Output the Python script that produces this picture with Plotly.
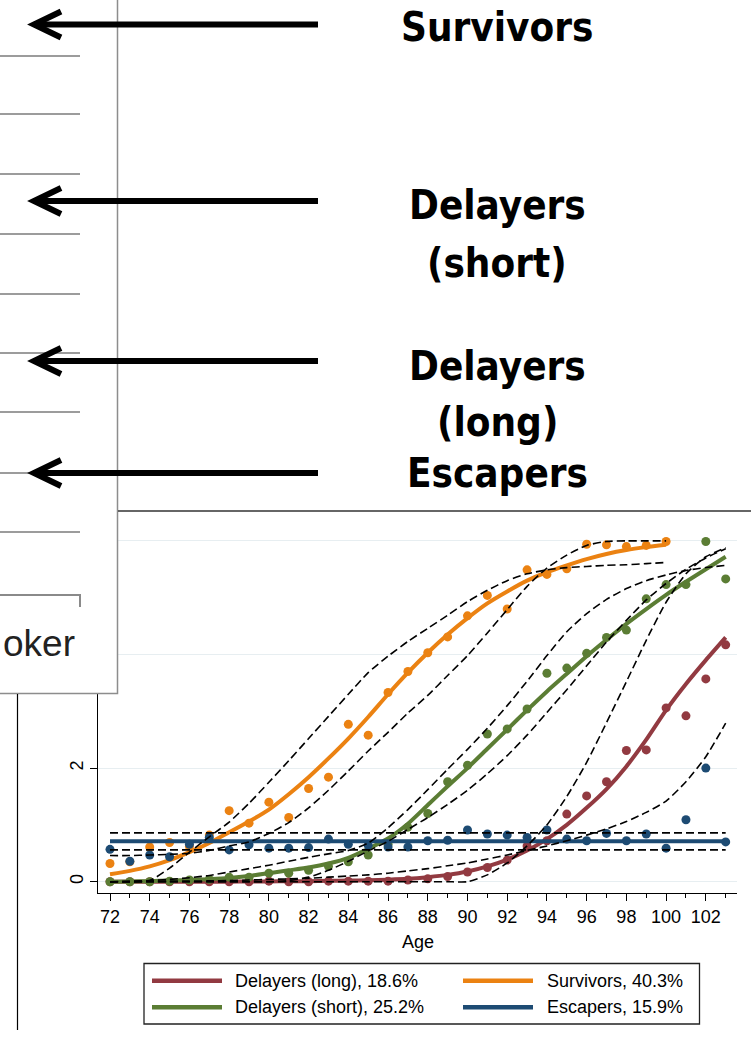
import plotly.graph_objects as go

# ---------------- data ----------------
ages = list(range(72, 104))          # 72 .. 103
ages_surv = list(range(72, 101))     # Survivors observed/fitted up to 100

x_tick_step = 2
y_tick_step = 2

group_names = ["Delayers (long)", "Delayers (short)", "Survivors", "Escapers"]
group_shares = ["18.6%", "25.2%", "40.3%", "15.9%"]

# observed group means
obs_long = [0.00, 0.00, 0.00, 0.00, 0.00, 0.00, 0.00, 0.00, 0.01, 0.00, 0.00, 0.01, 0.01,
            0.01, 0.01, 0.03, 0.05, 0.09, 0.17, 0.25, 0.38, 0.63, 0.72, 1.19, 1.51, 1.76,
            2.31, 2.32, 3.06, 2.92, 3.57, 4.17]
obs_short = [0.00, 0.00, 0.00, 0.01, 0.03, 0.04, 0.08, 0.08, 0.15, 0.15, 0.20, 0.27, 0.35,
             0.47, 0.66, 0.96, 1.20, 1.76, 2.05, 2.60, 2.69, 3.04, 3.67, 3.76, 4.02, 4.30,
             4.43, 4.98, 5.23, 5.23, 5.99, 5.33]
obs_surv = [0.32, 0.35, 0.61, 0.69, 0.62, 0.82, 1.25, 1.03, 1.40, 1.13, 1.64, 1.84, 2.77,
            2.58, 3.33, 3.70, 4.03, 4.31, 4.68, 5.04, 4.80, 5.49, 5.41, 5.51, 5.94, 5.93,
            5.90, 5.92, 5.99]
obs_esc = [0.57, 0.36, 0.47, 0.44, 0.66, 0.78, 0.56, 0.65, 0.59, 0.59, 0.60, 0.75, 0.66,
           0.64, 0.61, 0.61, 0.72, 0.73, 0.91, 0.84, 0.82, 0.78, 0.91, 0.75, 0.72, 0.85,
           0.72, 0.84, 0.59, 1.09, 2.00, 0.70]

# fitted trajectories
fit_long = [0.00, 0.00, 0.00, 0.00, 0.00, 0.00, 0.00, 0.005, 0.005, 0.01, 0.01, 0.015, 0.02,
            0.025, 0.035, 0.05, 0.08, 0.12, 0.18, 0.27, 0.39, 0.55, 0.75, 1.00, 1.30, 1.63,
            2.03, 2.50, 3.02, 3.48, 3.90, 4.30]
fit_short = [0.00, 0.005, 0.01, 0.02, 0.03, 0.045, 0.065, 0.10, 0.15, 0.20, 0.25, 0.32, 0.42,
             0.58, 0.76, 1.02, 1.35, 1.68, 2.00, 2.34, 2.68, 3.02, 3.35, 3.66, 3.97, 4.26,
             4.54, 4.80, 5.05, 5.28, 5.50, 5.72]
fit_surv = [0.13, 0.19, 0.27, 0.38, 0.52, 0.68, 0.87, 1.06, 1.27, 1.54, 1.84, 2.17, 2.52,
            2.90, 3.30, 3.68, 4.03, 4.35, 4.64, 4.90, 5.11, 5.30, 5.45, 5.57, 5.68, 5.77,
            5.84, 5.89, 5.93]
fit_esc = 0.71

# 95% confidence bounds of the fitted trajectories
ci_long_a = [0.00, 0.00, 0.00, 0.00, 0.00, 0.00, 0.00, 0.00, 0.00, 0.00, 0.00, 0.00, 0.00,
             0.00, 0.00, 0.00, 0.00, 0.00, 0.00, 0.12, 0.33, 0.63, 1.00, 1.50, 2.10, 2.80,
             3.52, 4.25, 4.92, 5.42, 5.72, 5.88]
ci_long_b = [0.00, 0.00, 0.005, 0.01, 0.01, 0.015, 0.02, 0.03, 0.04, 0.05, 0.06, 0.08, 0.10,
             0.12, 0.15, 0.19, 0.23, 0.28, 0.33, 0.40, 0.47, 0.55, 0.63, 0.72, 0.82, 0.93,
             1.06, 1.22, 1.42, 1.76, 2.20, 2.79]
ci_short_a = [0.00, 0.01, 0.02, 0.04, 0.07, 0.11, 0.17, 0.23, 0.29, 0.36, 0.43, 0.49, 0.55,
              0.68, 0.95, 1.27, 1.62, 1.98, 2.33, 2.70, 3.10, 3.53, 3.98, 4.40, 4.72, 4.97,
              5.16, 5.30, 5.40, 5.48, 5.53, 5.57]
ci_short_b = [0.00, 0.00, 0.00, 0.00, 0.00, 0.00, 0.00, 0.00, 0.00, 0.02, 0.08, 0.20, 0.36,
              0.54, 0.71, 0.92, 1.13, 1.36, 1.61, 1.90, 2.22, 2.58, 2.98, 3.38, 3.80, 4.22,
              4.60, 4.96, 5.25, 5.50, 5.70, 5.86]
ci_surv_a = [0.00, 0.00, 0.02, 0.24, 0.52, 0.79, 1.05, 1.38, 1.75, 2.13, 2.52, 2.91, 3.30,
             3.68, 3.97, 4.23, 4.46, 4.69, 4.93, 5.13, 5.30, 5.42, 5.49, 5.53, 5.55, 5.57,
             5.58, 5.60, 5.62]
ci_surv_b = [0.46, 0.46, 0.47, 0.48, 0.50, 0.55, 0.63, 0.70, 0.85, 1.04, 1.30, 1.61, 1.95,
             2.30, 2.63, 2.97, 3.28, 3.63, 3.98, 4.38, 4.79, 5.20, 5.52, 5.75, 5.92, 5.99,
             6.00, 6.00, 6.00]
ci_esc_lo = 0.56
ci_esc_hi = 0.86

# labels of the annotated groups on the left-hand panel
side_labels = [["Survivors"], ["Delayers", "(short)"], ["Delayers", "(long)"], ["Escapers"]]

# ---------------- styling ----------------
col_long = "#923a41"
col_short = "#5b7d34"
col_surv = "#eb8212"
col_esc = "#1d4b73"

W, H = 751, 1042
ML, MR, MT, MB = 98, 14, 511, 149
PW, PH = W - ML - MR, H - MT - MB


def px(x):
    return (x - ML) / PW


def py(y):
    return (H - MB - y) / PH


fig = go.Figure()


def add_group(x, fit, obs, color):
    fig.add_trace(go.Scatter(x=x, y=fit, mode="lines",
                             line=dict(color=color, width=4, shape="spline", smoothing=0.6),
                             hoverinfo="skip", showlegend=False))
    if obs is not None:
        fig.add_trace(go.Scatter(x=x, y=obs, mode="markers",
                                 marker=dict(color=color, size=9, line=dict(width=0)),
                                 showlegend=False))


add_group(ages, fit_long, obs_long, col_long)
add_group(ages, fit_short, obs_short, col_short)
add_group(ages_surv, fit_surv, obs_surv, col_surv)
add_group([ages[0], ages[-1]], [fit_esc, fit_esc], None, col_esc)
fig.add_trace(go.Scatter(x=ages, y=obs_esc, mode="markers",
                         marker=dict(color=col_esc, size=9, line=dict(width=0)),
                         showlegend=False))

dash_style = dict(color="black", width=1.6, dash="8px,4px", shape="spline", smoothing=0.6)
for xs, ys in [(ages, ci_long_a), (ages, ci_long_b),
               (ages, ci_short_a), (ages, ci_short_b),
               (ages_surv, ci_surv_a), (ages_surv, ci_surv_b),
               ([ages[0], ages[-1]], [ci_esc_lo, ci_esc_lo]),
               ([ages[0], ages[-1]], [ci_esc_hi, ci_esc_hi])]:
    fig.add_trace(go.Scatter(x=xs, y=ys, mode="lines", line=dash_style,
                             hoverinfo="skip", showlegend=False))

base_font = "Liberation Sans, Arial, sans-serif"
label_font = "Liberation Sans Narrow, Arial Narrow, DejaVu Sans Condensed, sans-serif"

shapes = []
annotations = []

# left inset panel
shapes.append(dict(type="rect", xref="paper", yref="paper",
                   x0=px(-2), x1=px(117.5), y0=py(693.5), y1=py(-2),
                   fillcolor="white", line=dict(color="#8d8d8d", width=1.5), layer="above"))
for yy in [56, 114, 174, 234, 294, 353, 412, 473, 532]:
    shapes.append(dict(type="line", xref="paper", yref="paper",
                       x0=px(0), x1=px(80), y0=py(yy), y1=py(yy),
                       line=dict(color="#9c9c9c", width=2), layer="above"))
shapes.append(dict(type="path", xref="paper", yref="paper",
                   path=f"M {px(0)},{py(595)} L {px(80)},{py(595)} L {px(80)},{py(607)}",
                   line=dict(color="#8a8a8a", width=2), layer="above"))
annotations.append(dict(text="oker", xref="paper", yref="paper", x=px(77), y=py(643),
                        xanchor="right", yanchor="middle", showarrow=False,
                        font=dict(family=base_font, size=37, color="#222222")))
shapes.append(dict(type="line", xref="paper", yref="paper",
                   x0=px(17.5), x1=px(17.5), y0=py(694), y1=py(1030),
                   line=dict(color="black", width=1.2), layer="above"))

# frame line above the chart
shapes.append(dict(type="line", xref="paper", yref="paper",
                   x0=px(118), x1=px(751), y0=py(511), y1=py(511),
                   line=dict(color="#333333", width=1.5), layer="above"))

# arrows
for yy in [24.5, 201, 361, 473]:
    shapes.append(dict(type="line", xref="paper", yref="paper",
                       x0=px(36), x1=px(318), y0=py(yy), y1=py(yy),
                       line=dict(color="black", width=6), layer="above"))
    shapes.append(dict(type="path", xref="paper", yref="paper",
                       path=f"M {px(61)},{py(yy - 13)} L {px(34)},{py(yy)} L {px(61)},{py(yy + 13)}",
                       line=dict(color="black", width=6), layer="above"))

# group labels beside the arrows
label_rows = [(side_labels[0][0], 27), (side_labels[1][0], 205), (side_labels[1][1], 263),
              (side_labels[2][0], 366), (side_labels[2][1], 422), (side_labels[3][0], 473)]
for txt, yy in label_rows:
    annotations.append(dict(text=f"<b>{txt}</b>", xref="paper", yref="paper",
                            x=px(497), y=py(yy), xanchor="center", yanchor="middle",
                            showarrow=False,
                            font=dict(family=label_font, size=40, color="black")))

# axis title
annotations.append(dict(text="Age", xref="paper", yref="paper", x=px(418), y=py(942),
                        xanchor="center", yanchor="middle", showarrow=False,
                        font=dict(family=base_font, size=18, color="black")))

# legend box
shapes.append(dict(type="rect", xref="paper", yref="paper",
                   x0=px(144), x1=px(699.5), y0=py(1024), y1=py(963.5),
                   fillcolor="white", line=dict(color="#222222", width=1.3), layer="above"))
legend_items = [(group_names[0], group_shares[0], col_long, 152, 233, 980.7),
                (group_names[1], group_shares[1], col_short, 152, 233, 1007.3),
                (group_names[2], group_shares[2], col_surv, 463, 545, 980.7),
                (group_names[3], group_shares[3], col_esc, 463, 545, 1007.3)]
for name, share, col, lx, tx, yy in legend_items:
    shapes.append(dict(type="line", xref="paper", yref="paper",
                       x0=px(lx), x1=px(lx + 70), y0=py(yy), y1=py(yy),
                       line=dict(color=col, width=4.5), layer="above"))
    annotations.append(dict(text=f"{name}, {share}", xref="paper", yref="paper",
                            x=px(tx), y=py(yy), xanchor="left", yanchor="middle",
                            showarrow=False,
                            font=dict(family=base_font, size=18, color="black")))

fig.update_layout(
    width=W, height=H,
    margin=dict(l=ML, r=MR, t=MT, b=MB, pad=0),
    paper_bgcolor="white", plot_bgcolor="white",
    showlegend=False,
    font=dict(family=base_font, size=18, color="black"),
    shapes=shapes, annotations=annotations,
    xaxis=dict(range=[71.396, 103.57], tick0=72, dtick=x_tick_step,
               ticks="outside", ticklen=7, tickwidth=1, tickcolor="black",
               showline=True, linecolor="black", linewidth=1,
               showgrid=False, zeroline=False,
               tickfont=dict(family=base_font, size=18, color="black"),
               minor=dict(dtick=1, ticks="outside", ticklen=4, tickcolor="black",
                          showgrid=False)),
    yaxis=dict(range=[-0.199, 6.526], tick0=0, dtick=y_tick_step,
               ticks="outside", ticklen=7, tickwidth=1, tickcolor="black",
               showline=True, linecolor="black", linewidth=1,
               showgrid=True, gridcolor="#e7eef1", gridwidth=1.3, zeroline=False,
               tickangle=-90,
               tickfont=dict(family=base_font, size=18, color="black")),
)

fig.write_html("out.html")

Task instructions:
Leave out the pictures, then repeat the listing above exactly from its first line to the line with "y_tick_step = 2", inclusive.

Answer to the exercise:
Output the Python script that produces this picture with Plotly.
import plotly.graph_objects as go

# ---------------- data ----------------
ages = list(range(72, 104))          # 72 .. 103
ages_surv = list(range(72, 101))     # Survivors observed/fitted up to 100

x_tick_step = 2
y_tick_step = 2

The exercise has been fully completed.